Types of Social Movements: Alternative, Redemptive, Reformative, and Revolutionary

Sociologist David Aberle (1966) developed a typology of social movements based on two dimensions: (1) how much change is sought, and (2) who is the target of change (individuals or society).

KEY TAKEAWAY: Not all social movements seek the same degree of change. Understanding the type of a movement helps explain its tactics, its likely opposition, and its potential outcomes.

The Four Types

1. Alternative Movements

  • Scope of change: Limited; focused on changing specific behaviours in specific individuals
  • Target: Individual people’s behaviour, not social structures
  • Goal: Encourage or discourage particular individual choices
  • Examples:
  • Anti-smoking campaigns (encourage individuals to quit smoking)
  • Alcoholics Anonymous (support individuals to stop drinking)
  • “No Junk Mail” neighbourhood campaigns
  • Tactics: Education, peer support, awareness campaigns
  • Opposition faced: Relatively limited; not threatening to powerful institutions

STUDY HINT: Alternative movements are the most limited in scope.
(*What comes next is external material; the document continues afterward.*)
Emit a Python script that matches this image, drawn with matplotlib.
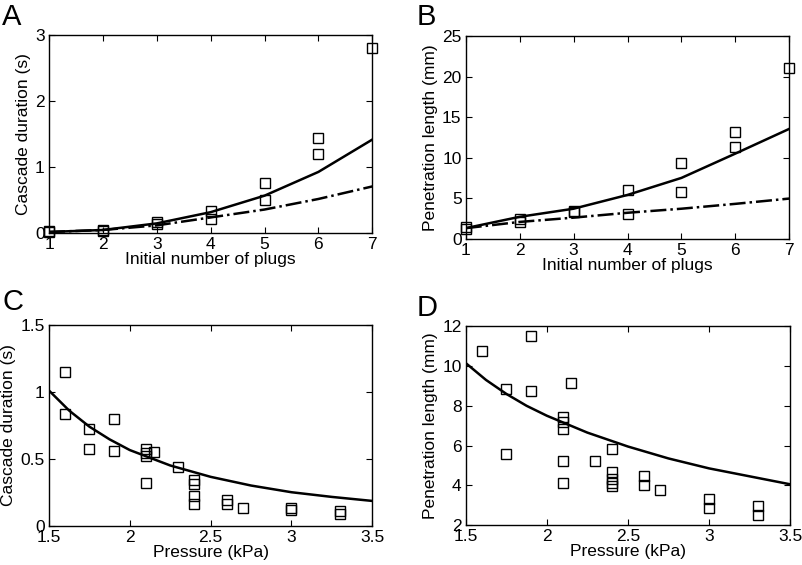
import numpy as np
import matplotlib
matplotlib.use('Agg')
import matplotlib.pyplot as plt

plt.rcParams['font.family'] = ['Liberation Sans', 'DejaVu Sans']
plt.rcParams['font.size'] = 12.5

# A : cascade duration vs initial number of plugs
a_x   = [1, 1, 2, 2, 3, 3, 4, 4, 5, 5, 6, 6, 7]
a_y   = [0.02, 0.03, 0.04, 0.05, 0.14, 0.17, 0.22, 0.34, 0.50, 0.76, 1.20, 1.44, 2.81]
n_fit = [1, 2, 3, 4, 5, 6, 7]
a_sol = [0.02, 0.05, 0.15, 0.32, 0.57, 0.93, 1.42]
a_dsh = [0.02, 0.05, 0.12, 0.24, 0.36, 0.52, 0.71]

# B : penetration length vs initial number of plugs
b_x   = [1, 1, 2, 2, 3, 3, 4, 4, 5, 5, 6, 6, 7]
b_y   = [1.24, 1.45, 2.07, 2.44, 3.26, 3.45, 3.06, 6.0, 5.7, 9.3, 11.25, 13.2, 21.0]
b_sol = [1.3, 2.7, 3.7, 5.4, 7.5, 10.5, 13.55]
b_dsh = [1.3, 2.07, 2.6, 3.2, 3.7, 4.3, 4.95]

# C : cascade duration vs pressure
c_x = [1.6, 1.6, 1.75, 1.75, 1.9, 1.9, 2.1, 2.1, 2.1, 2.1, 2.15, 2.3,
       2.4, 2.4, 2.4, 2.4, 2.6, 2.6, 2.7, 3.0, 3.0, 3.3, 3.3]
c_y = [1.145, 0.835, 0.72, 0.57, 0.80, 0.56, 0.57, 0.54, 0.52, 0.32, 0.55, 0.44,
       0.34, 0.31, 0.22, 0.165, 0.19, 0.16, 0.135, 0.13, 0.12, 0.11, 0.09]
p_fit = [1.5, 1.625, 1.75, 1.875, 2.0, 2.25, 2.5, 2.75, 3.0, 3.25, 3.5]
c_fit = [1.01, 0.86, 0.74, 0.645, 0.565, 0.45, 0.365, 0.30, 0.25, 0.215, 0.185]

# D : penetration length vs pressure
d_x = [1.6, 1.9, 1.75, 1.9, 2.15, 1.75, 2.1, 2.1, 2.1, 2.1, 2.1, 2.3,
       2.4, 2.4, 2.4, 2.4, 2.4, 2.6, 2.6, 2.7, 3.0, 3.0, 3.3, 3.3]
d_y = [10.74, 11.53, 8.85, 8.75, 9.14, 5.58, 7.43, 7.2, 6.84, 5.2, 4.11, 5.22,
       5.84, 4.66, 4.33, 4.11, 3.96, 4.45, 3.99, 3.74, 3.32, 2.87, 2.95, 2.52]
d_fit = [10.15, 9.3, 8.6, 8.0, 7.5, 6.65, 5.95, 5.35, 4.85, 4.45, 4.05]

fig = plt.figure(figsize=(8.02, 5.65), dpi=100)

axA = fig.add_axes([0.0611, 0.5871, 0.4031, 0.3504])
axB = fig.add_axes([0.5807, 0.5775, 0.4035, 0.3588])
axC = fig.add_axes([0.0611, 0.0696, 0.4031, 0.3552])
axD = fig.add_axes([0.5807, 0.0708, 0.4044, 0.3517])

sq = dict(marker='s', ls='none', ms=7, mfc='none', mec='black', mew=1.0, clip_on=False, zorder=3)

for ax in [axA, axB, axC, axD]:
    ax.tick_params(direction='in', top=True, right=True, length=4, width=0.8, pad=3)
    for s in ax.spines.values():
        s.set_linewidth(1.0)

# A
axA.plot(a_x, a_y, **sq)
axA.plot(n_fit, a_sol, 'k-', lw=1.8)
axA.plot(n_fit, a_dsh, 'k-.', lw=1.8)
axA.set_xlim(1, 7)
axA.set_ylim(0, 3)
axA.set_xticks(range(1, 8))
axA.set_yticks([0, 1, 2, 3])
axA.set_xlabel('Initial number of plugs', labelpad=0)
axA.set_ylabel('Cascade duration (s)', labelpad=3)

# B
axB.plot(b_x, b_y, **sq)
axB.plot(n_fit, b_sol, 'k-', lw=1.8)
axB.plot(n_fit, b_dsh, 'k-.', lw=1.8)
axB.set_xlim(1, 7)
axB.set_ylim(0, 25)
axB.set_xticks(range(1, 8))
axB.set_yticks([0, 5, 10, 15, 20, 25])
axB.set_xlabel('Initial number of plugs', labelpad=0)
axB.set_ylabel('Penetration length (mm)', labelpad=3)

# C
axC.plot(c_x, c_y, **sq)
axC.plot(p_fit, c_fit, 'k-', lw=1.8)
axC.set_xlim(1.5, 3.5)
axC.set_ylim(0, 1.5)
axC.set_xticks([1.5, 2, 2.5, 3, 3.5])
axC.set_xticklabels(['1.5', '2', '2.5', '3', '3.5'])
axC.set_yticks([0, 0.5, 1, 1.5])
axC.set_yticklabels(['0', '0.5', '1', '1.5'])
axC.set_xlabel('Pressure (kPa)', labelpad=0)
axC.set_ylabel('Cascade duration (s)', labelpad=3)

# D
axD.plot(d_x, d_y, **sq)
axD.plot(p_fit, d_fit, 'k-', lw=1.8)
axD.set_xlim(1.5, 3.5)
axD.set_ylim(2, 12)
axD.set_xticks([1.5, 2, 2.5, 3, 3.5])
axD.set_xticklabels(['1.5', '2', '2.5', '3', '3.5'])
axD.set_yticks([2, 4, 6, 8, 10, 12])
axD.set_xlabel('Pressure (kPa)', labelpad=0)
axD.set_ylabel('Penetration length (mm)', labelpad=3)

# panel letters
for lab, x, y in [('A', 0.003, 0.956), ('B', 0.519, 0.956), ('C', 0.003, 0.451), ('D', 0.519, 0.440)]:
    fig.text(x, y, lab, fontsize=21, va='baseline', ha='left')

fig.savefig('out.png', dpi=100)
They do not seek to change the system — only to change individual behaviour within the existing system.

2. Redemptive Movements

  • Scope of change: Total/comprehensive, but targeted at individuals
  • Target: Complete transformation of the individual (spiritual, moral, or psychological)
  • Goal: Total personal transformation — “saving” or fundamentally changing individual members
  • Examples:
  • Religious conversion movements (e.g. evangelical Christianity; Jehovah’s Witnesses)
  • Recovery movements (AA’s “spiritual awakening” model)
  • New Age personal transformation movements
  • Tactics: Conversion, testimony, community support, intensive personal engagement
  • Opposition faced: Moderate; may face criticism if accused of cultism or social manipulation

3. Reformative Movements

  • Scope of change: Partial; targeted at society (not just individuals)
  • Target: Changing specific laws, policies, or social institutions — not the entire social order
  • Goal: Reform elements of the existing system while broadly accepting its legitimacy
  • Examples:
  • Marriage equality movement in Australia (achieved reform of marriage law)
  • Women’s suffrage movement (achieved reform of electoral law)
  • Aboriginal land rights movement (achieved reform of land tenure law)
  • Environmental movements advocating specific policy changes (emissions targets, national parks)
  • Tactics: Lobbying, legal action, public campaigns, protests, media engagement, electoral pressure
  • Opposition faced: Significant; dominant interests (governments, corporations) resist change to the system

4. Revolutionary Movements

  • Scope of change: Total; targeted at society
  • Target: Overturning the entire social, political, or economic order
  • Goal: Fundamental, systemic transformation — replacing existing institutions, not just reforming them
  • Examples:
  • Bolshevik Revolution (Russia, 1917) — sought total transformation of economic and political order
  • Some Indigenous sovereignty movements that seek not reform within Australian law but fundamental renegotiation of the colonial settlement
  • 20th-century anti-colonial independence movements
  • Tactics: Can range from sustained civil disobedience to armed struggle; often face most severe repression
  • Opposition faced: Most intense; existing power structures mobilise fully against existential threats

Summary Table

Type Target Scope Example
Alternative Individual Limited behaviour change Anti-smoking campaign
Redemptive Individual Total personal transformation Religious conversion movement
Reformative Society Partial systemic change Marriage equality movement
Revolutionary Society Total systemic change Anti-colonial independence movements

EXAM TIP: VCAA questions often ask you to classify a specific social movement and justify the classification. Know the two key dimensions (target: individual vs society; scope: partial vs total) and apply them to your example. Avoid ambiguous responses — commit to a classification and justify it.

COMMON MISTAKE: Students sometimes confuse reformative and revolutionary movements. The key difference is scope: reformative movements accept the overall legitimacy of the existing system and seek to change specific elements; revolutionary movements seek to replace the entire system.